The Obama administration is conspiring with the scandal-ridden UN Intergovernmental Panel on Climate Change (IPCC) to cover up official correspondence and screen it from national transparency laws, according to breaking news from the Competitive Enterprise Institute (CEI). Writing for the climate website Watts Up With That?, CEI Senior Fellow Christopher Horner (left) announced his institute has today requested records from Obama’s Office of Science and Technology Policy (OSTP) that reveal a "backchannel ‘cloud’ established to hide IPCC deliberations from" Freedom of Information Act (FOIA) requests. He stated that a federal inspector general confirmed that the correspondence is subject to FOIA.

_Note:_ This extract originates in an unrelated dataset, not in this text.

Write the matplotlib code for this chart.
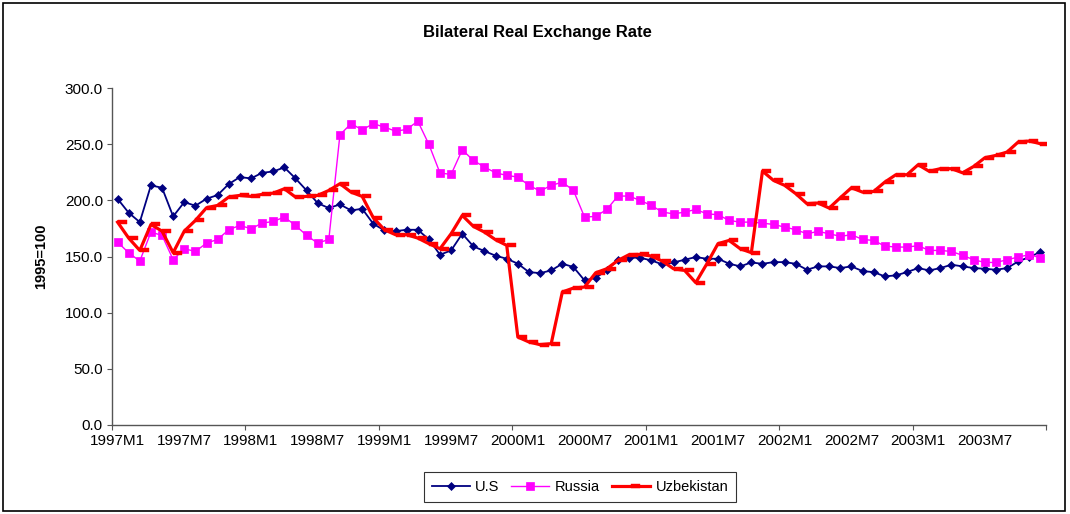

"This ‘cloud’ serves as a dead-drop of sorts for discussions by U.S. government employees over the next report being produced by the scandal-plagued IPCC, which is funded with millions of U.S. taxpayer dollars," Horner declared. According to CEI, the plan involves creation of a secret "FOIA-free zone" by setting up non-governmental accounts for official business.
CEI maintains the "cloud" was premeditated. In 2009 shortly after taking office, President Obama appointed his controversial science advisor John Holdren as head of the OSTP and put him in charge of dealings with IPCC. At first, OSTP claimed its IPCC information was the property of the UN and therefore not subject to FOIA, but the Department of Commerce ruled it unlawful to withhold information on that basis. Horner reports the "plan to create a FOIA-free zone was then implemented."

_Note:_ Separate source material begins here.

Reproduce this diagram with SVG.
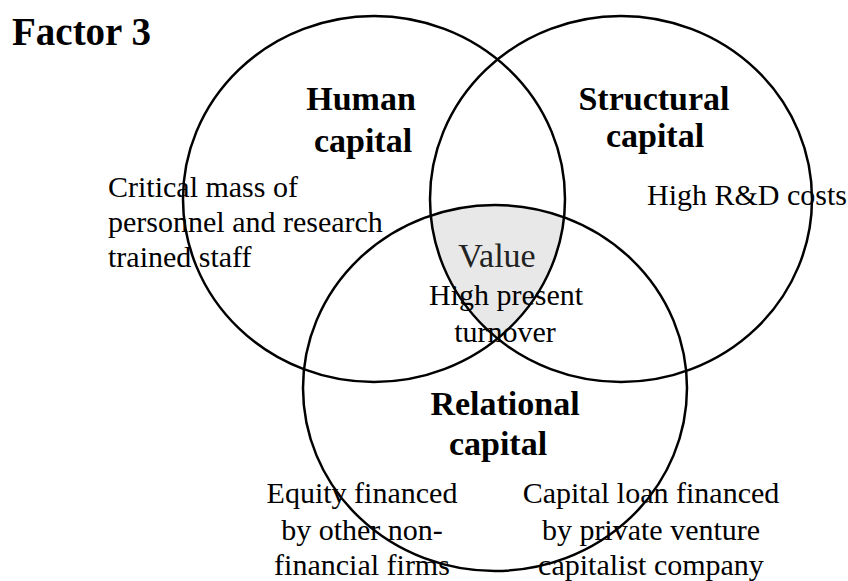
<svg xmlns="http://www.w3.org/2000/svg" width="848" height="581" viewBox="0 0 848 581">
  <style>
    .ring { fill: none; stroke: #000; stroke-width: 2.5; }
    .head { font-family: "Liberation Serif", "Times New Roman", serif; font-weight: bold; font-size: 34px; fill: #000; }
    .body { font-family: "Liberation Serif", "Times New Roman", serif; font-size: 30px; fill: #000; }
    .mid { text-anchor: middle; }
  </style>
  <defs>
    <clipPath id="clipHuman"><ellipse cx="374" cy="199" rx="191" ry="183"/></clipPath>
    <clipPath id="clipStructural"><ellipse cx="621" cy="199" rx="191" ry="183"/></clipPath>
  </defs>

  <rect width="848" height="581" fill="#fff"/>

  <text class="head" x="12" y="45" style="font-size:39px">Factor 3</text>

  <!-- shared centre of the three capitals -->
  <g id="value">
    <g clip-path="url(#clipHuman)">
      <g clip-path="url(#clipStructural)">
        <ellipse cx="495" cy="388" rx="192" ry="183" fill="#e8e8e8"/>
      </g>
    </g>
    <text class="body mid" x="497" y="267" style="font-size:34px;fill:#222">Value</text>
    <text class="body mid" x="506" y="305">High present</text>
    <text class="body mid" x="505" y="342">turnover</text>
  </g>

  <g id="human">
    <ellipse class="ring" cx="374" cy="199" rx="191" ry="183"/>
    <text class="head mid" x="361" y="110">Human</text>
    <text class="head mid" x="363" y="152">capital</text>
    <text class="body" x="108" y="197">Critical mass of</text>
    <text class="body" x="108" y="232">personnel and research</text>
    <text class="body" x="108" y="267">trained staff</text>
  </g>

  <g id="structural">
    <ellipse class="ring" cx="621" cy="199" rx="191" ry="183"/>
    <text class="head mid" x="654" y="110">Structural</text>
    <text class="head mid" x="655" y="147">capital</text>
    <text class="body" x="647" y="205">High R&amp;D costs</text>
  </g>

  <g id="relational">
    <ellipse class="ring" cx="495" cy="388" rx="192" ry="183"/>
    <text class="head mid" x="505" y="415">Relational</text>
    <text class="head mid" x="498" y="455">capital</text>
    <text class="body mid" x="362" y="503">Equity financed</text>
    <text class="body mid" x="362" y="540">by other non-</text>
    <text class="body mid" x="362" y="575">financial firms</text>
    <text class="body mid" x="651" y="503">Capital loan financed</text>
    <text class="body mid" x="651" y="540">by private venture</text>
    <text class="body mid" x="651" y="575">capitalist company</text>
  </g>
</svg>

He compared it to the infamous Bush White House e-mail controversy that emerged in 2007 and ended with dozens of convictions, resignations, and dismissals of government officials, lobbyists, and businessmen. At the time U.S. Representative Henry Waxman (D-Calif.) condemned their practice of using "nongovernmental accounts specifically to avoid creating a record of the communications." CEI accuses OSTP of similar methods "with vastly greater potential impact on the United States and its economy."

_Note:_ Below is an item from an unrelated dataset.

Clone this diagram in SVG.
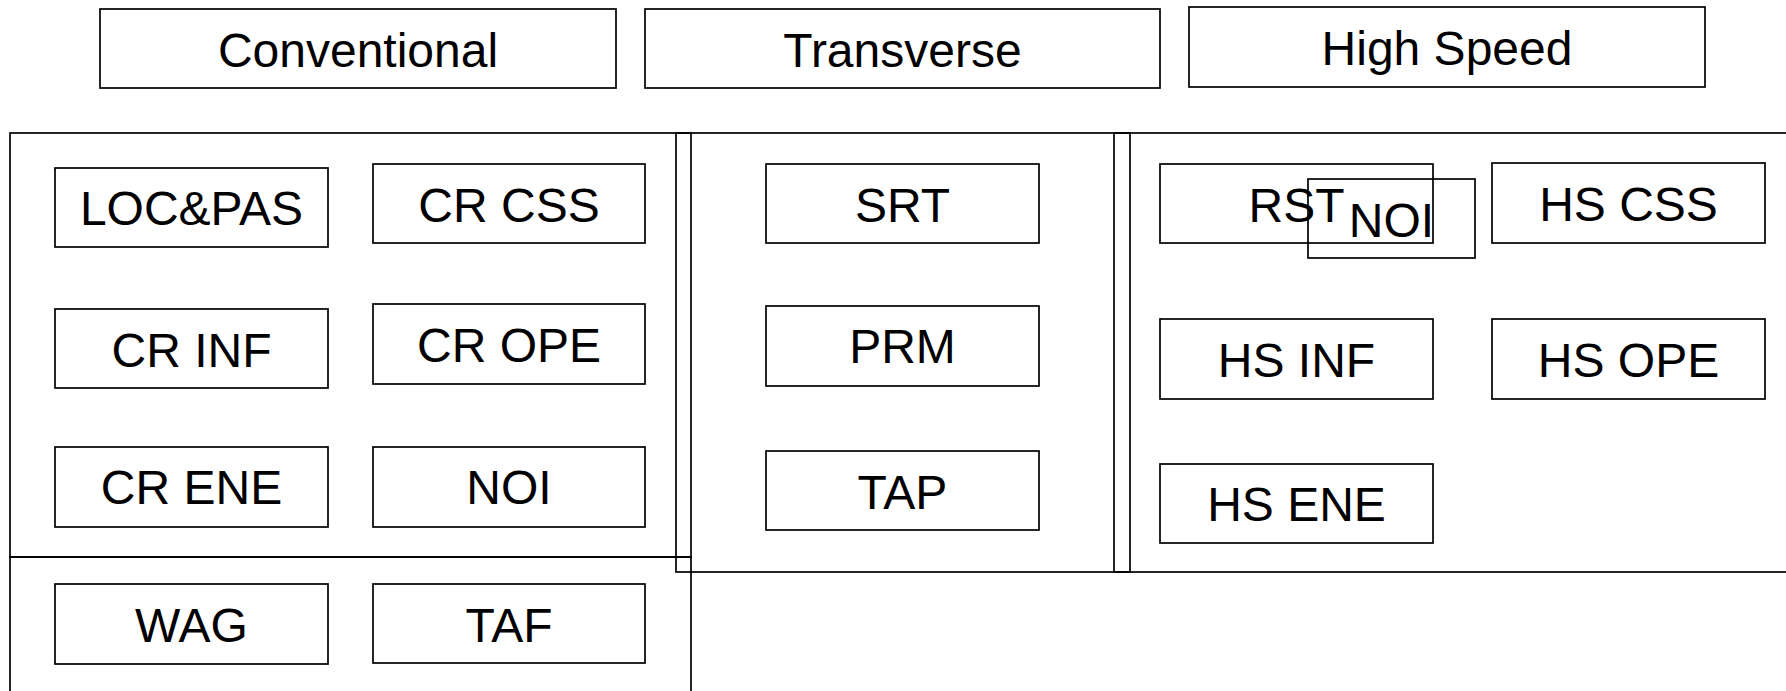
<svg xmlns="http://www.w3.org/2000/svg" width="1786" height="691" viewBox="0 0 1786 691">
<style>
rect{fill:none;stroke:#000;stroke-width:1.7}
text{font-family:"Liberation Sans",Arial,Helvetica,sans-serif;font-size:48px;fill:#000;text-anchor:middle}
</style>
<rect x="0" y="0" width="1786" height="691" style="fill:#fff;stroke:none"/>
<g id="frames">
<rect x="10" y="133" width="681" height="424"/>
<rect x="10" y="557" width="681" height="160"/>
<rect x="676" y="133" width="454" height="439"/>
<rect x="1114" y="133" width="700" height="439"/>
</g>
<g id="hdr-conventional"><rect x="100" y="9" width="516" height="79"/><text x="358" y="67">Conventional</text></g>
<g id="hdr-transverse"><rect x="645" y="9" width="515" height="79"/><text x="902.5" y="67">Transverse</text></g>
<g id="hdr-highspeed"><rect x="1189" y="7" width="516" height="80"/><text x="1447" y="65">High Speed</text></g>
<g id="n-locpas"><rect x="55" y="168" width="273" height="79"/><text x="191.5" y="225">LOC&amp;PAS</text></g>
<g id="n-crcss"><rect x="373" y="164" width="272" height="79"/><text x="509" y="222">CR CSS</text></g>
<g id="n-crinf"><rect x="55" y="309" width="273" height="79"/><text x="191.5" y="367">CR INF</text></g>
<g id="n-crope"><rect x="373" y="304" width="272" height="80"/><text x="509" y="362">CR OPE</text></g>
<g id="n-crene"><rect x="55" y="447" width="273" height="80"/><text x="191.5" y="504">CR ENE</text></g>
<g id="n-noi1"><rect x="373" y="447" width="272" height="80"/><text x="509" y="504">NOI</text></g>
<g id="n-wag"><rect x="55" y="584" width="273" height="80"/><text x="191.5" y="642">WAG</text></g>
<g id="n-taf"><rect x="373" y="584" width="272" height="79"/><text x="509" y="642">TAF</text></g>
<g id="n-srt"><rect x="766" y="164" width="273" height="79"/><text x="902.5" y="222">SRT</text></g>
<g id="n-prm"><rect x="766" y="306" width="273" height="80"/><text x="902.5" y="363">PRM</text></g>
<g id="n-tap"><rect x="766" y="451" width="273" height="79"/><text x="902.5" y="509">TAP</text></g>
<g id="n-rst"><rect x="1160" y="164" width="273" height="79"/><text x="1296.5" y="222">RST</text></g>
<g id="n-noi2"><rect x="1308" y="179" width="167" height="79"/><text x="1391.5" y="237">NOI</text></g>
<g id="n-hscss"><rect x="1492" y="163" width="273" height="80"/><text x="1628.5" y="221">HS CSS</text></g>
<g id="n-hsinf"><rect x="1160" y="319" width="273" height="80"/><text x="1296.5" y="377">HS INF</text></g>
<g id="n-hsope"><rect x="1492" y="319" width="273" height="80"/><text x="1628.5" y="377">HS OPE</text></g>
<g id="n-hsene"><rect x="1160" y="464" width="273" height="79"/><text x="1296.5" y="521">HS ENE</text></g>
<g id="connectors"></g>
</svg>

CEI’s FOIA request includes demands for usernames and passwords of some authors and advisors involved in compiling the IPCC Fifth Assessment Report (AR5), due for publication in 2013. Horner says such details are necessary because of the many outrages that came to light after publication of IPCC’s 2007 Fourth Assessment Report (AR4). These involved exposés of cherry-picked and fraudulently-reported data, bogus and speculative source information, and deliberate actions by IPCC authors to thwart FOIA requests after AR4 was released.
CEI says IPCC needs an FOIA shield because of "past embarrassment over releases of earlier communications," referring to the Climategate scandal of 2009. Pirated e-mails from Great Britain’s University of East Anglia (UEA) exposed, among other things, lead AR4 authors deliberately plotting to obstruct FOIA. A sampling of quotes includes:
- "Mike, can you delete any e-mail you may have had with Keith re AR4? Keith will do likewise… Can you also email Gene and get him to do the same? … We will be getting Caspar to do likewise."
- "I wouldn’t tell anybody about the FOI Act in Britain. I don’t think UEA really knows what’s involved."
- "If FOIA does ever get used by anyone, there is also IPR [intellectual property rights] to consider as well. Data is covered by all the agreements we sign with people, so I will be hiding behind them."
- "I believe none of us should submit to these ‘requests.’"
Horner points out that CEI’s request deals with data, research, and reports funded by "increasingly skeptical taxpayers." He concludes, "CEI looks forward to the White House ceasing this unlawful activity and providing prompt access to the requested records so that U.S. taxpayers can know what they and the IPCC are doing behind the scenes."